Charles J. Stivale explores what constitutes a 'moment' amid a resurgence of Deleuze's work.

By Charles J. Stivale

Charles J. Stivale is the author of Unfolding the Deleuze Seminars, 1970-1987, a rich resource of Deleuze’s research that is unavailable in his published writing.

I began reading Deleuze in the mid-1970s, after having discovered references to him in different essays and from a particular professor, Yves Velan, at the particular moment of this book’s translation into English. Of course, as a French scholar, I was expected to be able to master any text placed before me in the original French, but reading within a discussion group, I worked through the text by producing some of my first translations for the non-Francophone members, leading eventually to my first publications on Deleuze and Guattari. With these personal details, I suggest how this experience constituted a germinal moment in my engagement with Deleuze and Guattari. It certainly seems we’re now in a Deleuze ‘moment’, or perhaps a Moment, due in part to the energy and ambition of another scholar, David Lapoujade, as editor of successive collections of Deleuze’s occasional essays, interviews, reviews, correspondence, and even drawings, and now of definitive editions of Deleuze’s seminars. This work includes editing the original transcripts into a more manageable format with the goal of increasing the sessions’ readability and of providing footnotes and cross-references to many of Deleuze’s texts and other lectures.
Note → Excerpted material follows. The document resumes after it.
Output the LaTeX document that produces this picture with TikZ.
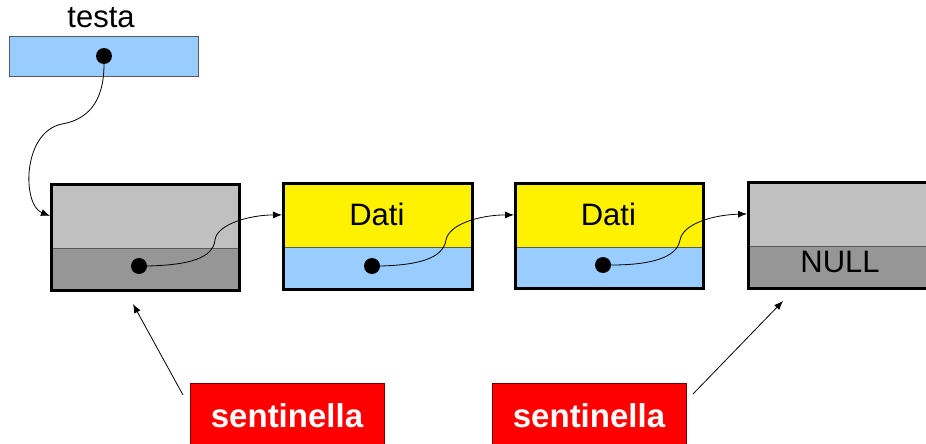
\documentclass[tikz,border=0pt]{standalone}
\usepackage{fontspec}
\setmainfont{Liberation Sans}
\usetikzlibrary{arrows.meta}
\definecolor{lblue}{RGB}{153,204,255}
\definecolor{lgray}{RGB}{192,192,192}
\definecolor{dgray}{RGB}{150,150,150}
\definecolor{edge}{RGB}{90,90,90}
\begin{document}
\begin{tikzpicture}[x=1pt,y=-1pt]
\tikzset{
  part/.style={draw=edge, line width=0.8pt, inner sep=0pt, anchor=north west, minimum width=#1},
  frame/.style={draw=black, line width=3pt, inner sep=0pt, anchor=north west},
  dot/.style={circle, fill=black, inner sep=0pt, minimum size=16pt},
  link/.style={-{Latex[length=9pt,width=7pt]}, line width=0.8pt},
  big/.style={font=\fontsize{31}{34}\selectfont},
  sentbox/.style={fill=red, draw=red!45!black, line width=1pt,
    anchor=north west, inner sep=0pt, minimum width=194pt, minimum height=75pt},
  senttext/.style={text=white, font=\bfseries\fontsize{33}{36}\selectfont},
}
\useasboundingbox (0,0) rectangle (926,444);
\clip (0,0) rectangle (926,444);
% testa
\node[big] (testalbl) at (101,18) {testa};
\node[part=189pt, fill=lblue, minimum height=40pt] (tb) at (9,36) {};
\node[dot] (dt) at (104,56) {};
% box 1
\node[part=188pt, fill=lgray, minimum height=65pt] (t1) at (50,183) {};
\node[part=188pt, fill=dgray, minimum height=41pt] (u1) at (50,248) {};
\node[frame, minimum width=188pt, minimum height=106pt] (f1) at (50,183) {};
\node[dot] (d1) at (139,266) {};
% box 2
\node[part=189pt, fill=yellow, minimum height=65pt, big] (t2) at (282,182) {Dati};
\node[part=189pt, fill=lblue, minimum height=41pt] (u2) at (282,247) {};
\node[frame, minimum width=189pt, minimum height=106pt] (f2) at (282,182) {};
\node[dot] (d2) at (372,266) {};
% box 3
\node[part=188pt, fill=yellow, minimum height=65pt, big] (t3) at (514,182) {Dati};
\node[part=188pt, fill=lblue, minimum height=40pt] (u3) at (514,247) {};
\node[frame, minimum width=188pt, minimum height=105pt] (f3) at (514,182) {};
\node[dot] (d3) at (603,265) {};
% box 4
\node[part=200pt, fill=lgray, minimum height=65pt] (t4) at (747,181) {};
\node[part=200pt, fill=dgray, minimum height=41pt] (u4) at (747,246) {};
\node[big] (nulllbl) at (840,262) {NULL};
\node[frame, minimum width=200pt, minimum height=106pt, line width=2.5pt] (f4) at (747,181) {};
% links
\draw[link] (dt.south) .. controls (104,105) and (85,120) .. (62,124)
  .. controls (22,132) and (22,205) .. (t1.west);
\draw[link] (d1.east) .. controls (190,265) and (213,258) .. (215,240)
  .. controls (217,224) and (250,215) .. (t2.west);
\draw[link] (d2.east) .. controls (420,265) and (443,258) .. (446,240)
  .. controls (449,224) and (480,215) .. (t3.west);
\draw[link] (d3.east) .. controls (650,265) and (677,258) .. (680,240)
  .. controls (683,224) and (712,215) .. (t4.west);
% sentinels
\node[sentbox] (s1) at (190,383) {};
\node[senttext] (s1lbl) at (287,416) {sentinella};
\node[sentbox] (s2) at (492,383) {};
\node[senttext] (s2lbl) at (589,416) {sentinella};
\coordinate (a1) at (183,395);
\coordinate (a1e) at (133,304);
\coordinate (a2) at (693,394);
\coordinate (a2e) at (783,301);
\draw[link] (a1) -- (a1e);
\draw[link] (a2) -- (a2e);
\end{tikzpicture}
\end{document}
Why does this constitute a Moment? Clearly, the appearance of apparently new texts from a well-known author like Deleuze always becomes an occasion for celebration. However, beyond the texts’ welcome by readers, this Moment arises through the array of publicity events and subsequent articles and general online buzz, followed by eventual translations and then additional articles and publicity and buzz.

To trace an initial timeline for this particular Moment, let’s first consider the pertinent books published by Éditions de Minuit in Paris:

  • October 2023, Sur la peinture, cours, Mars-Juin 1981,
  • October 2024, Sur Spinoza, cours, Novembre 1980-Mars 1981,
  • October 2025, Sur les lignes de vie, cours, Mai-Juin 1980 as well as Sur l’appareil d‘État et la machine de guerre, cours, Novembre 1979-Mars 1980.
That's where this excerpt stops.